Route your pipeline logs to another BigQuery dataset.

You should now have two separate BigQuery datasets: one that stores every message received by your Eventarc Advanced bus and one that stores your pipeline logs.
To identify messages that have failed, use a query statement to join both BigQuery datasets on the message_uid field.
After identifying any failed messages, you can publish them to your bus again using the Eventarc Publishing API. For example, you can deploy a Cloud Run service or job to read the messages from BigQuery and publish them directly to the Eventarc Advanced bus.
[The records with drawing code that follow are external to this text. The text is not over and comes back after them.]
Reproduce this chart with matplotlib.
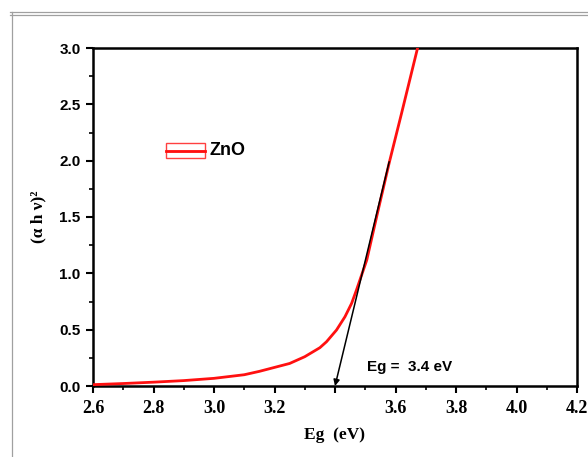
import matplotlib
matplotlib.use("Agg")
import matplotlib.pyplot as plt
from matplotlib.patches import Rectangle
from matplotlib.lines import Line2D
from matplotlib.ticker import MultipleLocator

# Data
energy = [2.60, 2.70, 2.80, 2.90, 3.00, 3.10, 3.15, 3.20, 3.25, 3.30, 3.35,
          3.372, 3.405, 3.433, 3.455, 3.471, 3.488, 3.505, 3.54, 3.58, 3.62, 3.673]
absorb = [0.012, 0.022, 0.034, 0.048, 0.068, 0.10, 0.13, 0.165, 0.20, 0.26, 0.34,
          0.393, 0.497, 0.615, 0.734, 0.852, 0.985, 1.118, 1.53, 1.99, 2.42, 3.0]
series_name = "ZnO"
tangent_start = (3.579, 1.99)
band_gap = 3.4
xtick_vals = [2.6, 2.8, 3.0, 3.2, 3.4, 3.6, 3.8, 4.0, 4.2]
xtick_labels = ["2.6", "2.8", "3.0", "3.2", "", "3.6", "3.8", "4.0", "4.2"]
ytick_vals = [0.0, 0.5, 1.0, 1.5, 2.0, 2.5, 3.0]
ytick_labels = ["0.0", "0.5", "1.0", "1.5", "2.0", "2.5", "3.0"]

W, H = 588, 457
fig = plt.figure(figsize=(W / 100, H / 100), dpi=100)

# screenshot frame lines
frame_col = "#a0a0a0"
fig.add_artist(Line2D([10 / W, 1], [1 - 12 / H, 1 - 12 / H], color=frame_col, lw=0.9))
fig.add_artist(Line2D([10 / W, 1], [1 - 14.5 / H, 1 - 14.5 / H], color=frame_col, lw=0.9))
fig.add_artist(Line2D([11.5 / W, 11.5 / W], [0, 1 - 12 / H], color=frame_col, lw=0.9))

left, right, top, bottom = 93, 577, 48, 386
ax = fig.add_axes([left / W, 1 - bottom / H, (right - left) / W, (bottom - top) / H])

ax.plot(energy, absorb, color="#ff1010", lw=2.0, zorder=3, solid_joinstyle="round")
ax.annotate("", xy=(band_gap, 0.0), xytext=tangent_start,
            arrowprops=dict(arrowstyle="-|>", color="black", lw=1.1,
                            mutation_scale=9, shrinkA=0, shrinkB=0),
            zorder=4)

ax.set_xlim(2.6, 4.2)
ax.set_ylim(0.0, 3.0)
ax.set_xticks(xtick_vals)
ax.set_xticklabels(xtick_labels, fontfamily="Liberation Serif", fontweight="bold", fontsize=13)
ax.set_yticks(ytick_vals)
ax.set_yticklabels(ytick_labels, fontfamily="Liberation Sans", fontweight="bold", fontsize=11)
ax.xaxis.set_minor_locator(MultipleLocator(0.1))
ax.yaxis.set_minor_locator(MultipleLocator(0.25))
ax.tick_params(which="major", direction="out", length=5, width=1.5, pad=5)
ax.tick_params(which="minor", direction="out", length=3, width=1.2)
ax.tick_params(axis="y", which="major", pad=4)
for s in ax.spines.values():
    s.set_linewidth(1.8)

ax.set_xlabel("Eg  (eV)", fontfamily="Liberation Serif", fontweight="bold", fontsize=12.5, labelpad=7)
ax.set_ylabel("(α h ν)²", fontfamily="Liberation Serif", fontweight="bold", fontsize=12.5, labelpad=9)

# legend (Origin style)
lx0, lx1 = (166 - left) / (right - left), (205 - left) / (right - left)
ly_top = (bottom - 143) / (bottom - top)
ly_mid = (bottom - 150.5) / (bottom - top)
ly_bot = (bottom - 158) / (bottom - top)
ax.add_patch(Rectangle((lx0, ly_mid), lx1 - lx0, ly_top - ly_mid, transform=ax.transAxes,
                       fill=False, edgecolor="#ff4040", lw=1.0))
ax.add_patch(Rectangle((lx0, ly_bot), lx1 - lx0, ly_mid - ly_bot, transform=ax.transAxes,
                       fill=False, edgecolor="#ff4040", lw=1.0))
ax.plot([lx0, lx1], [ly_mid, ly_mid], transform=ax.transAxes, color="#ff1010", lw=2.0)
ax.text((209 - left) / (right - left), ly_mid, series_name, transform=ax.transAxes,
        fontfamily="Liberation Sans", fontweight="bold", fontsize=13, va="center", ha="left")

ax.text(3.506, 0.173, "Eg =  3.4 eV", fontfamily="Liberation Sans", fontweight="bold",
        fontsize=11, va="center", ha="left")

fig.savefig("out.png", dpi=100)
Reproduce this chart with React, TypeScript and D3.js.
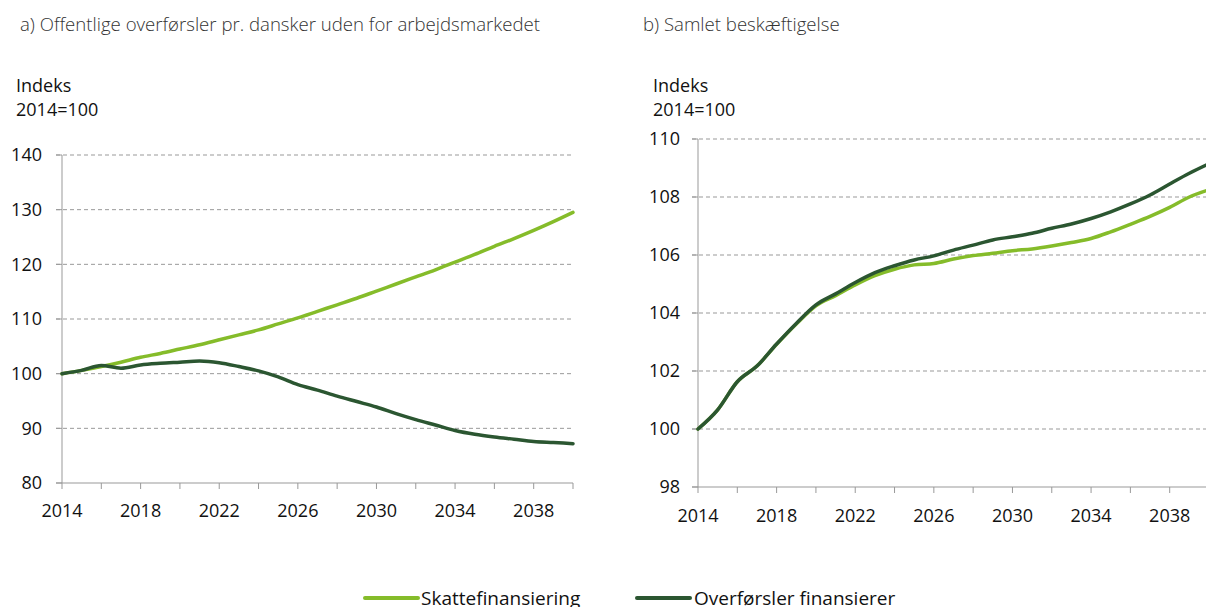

Make event handlers idempotent

Event handlers that can be retried should be idempotent, using the following general guidelines:

Many external APIs let you supply an idempotency key as a parameter. If you are using such an API, you should use the event source and ID as the idempotency key. (Producers must ensure that source + id is unique for each distinct event.)
Additionally, you can use a CloudEvents attribute, xgooglemessageuid, to provide idempotency. The value of this attribute is the same as the message_uid field in Eventarc Advanced messages. It uniquely identifies the action of publishing an event. For example, if the same event is published twice to a bus, each event will have a different xgooglemessageuid value when sent to an event handler.
Idempotency works well with at-least-once delivery, because it makes it safe to retry. So a general best practice for writing reliable code is to combine idempotency with retries.
Make sure that your code is internally idempotent. For example:
- Make sure that mutations can happen more than once without changing the outcome.
- Query database state in a transaction before mutating the state.
- Make sure that all side effects are themselves idempotent.
Impose a transactional check outside your service, independent of the code. For example, persist state somewhere recording that a given event ID has already been processed.
Deal with duplicate calls out-of-band. For example, have a separate clean up process that cleans up after duplicate calls.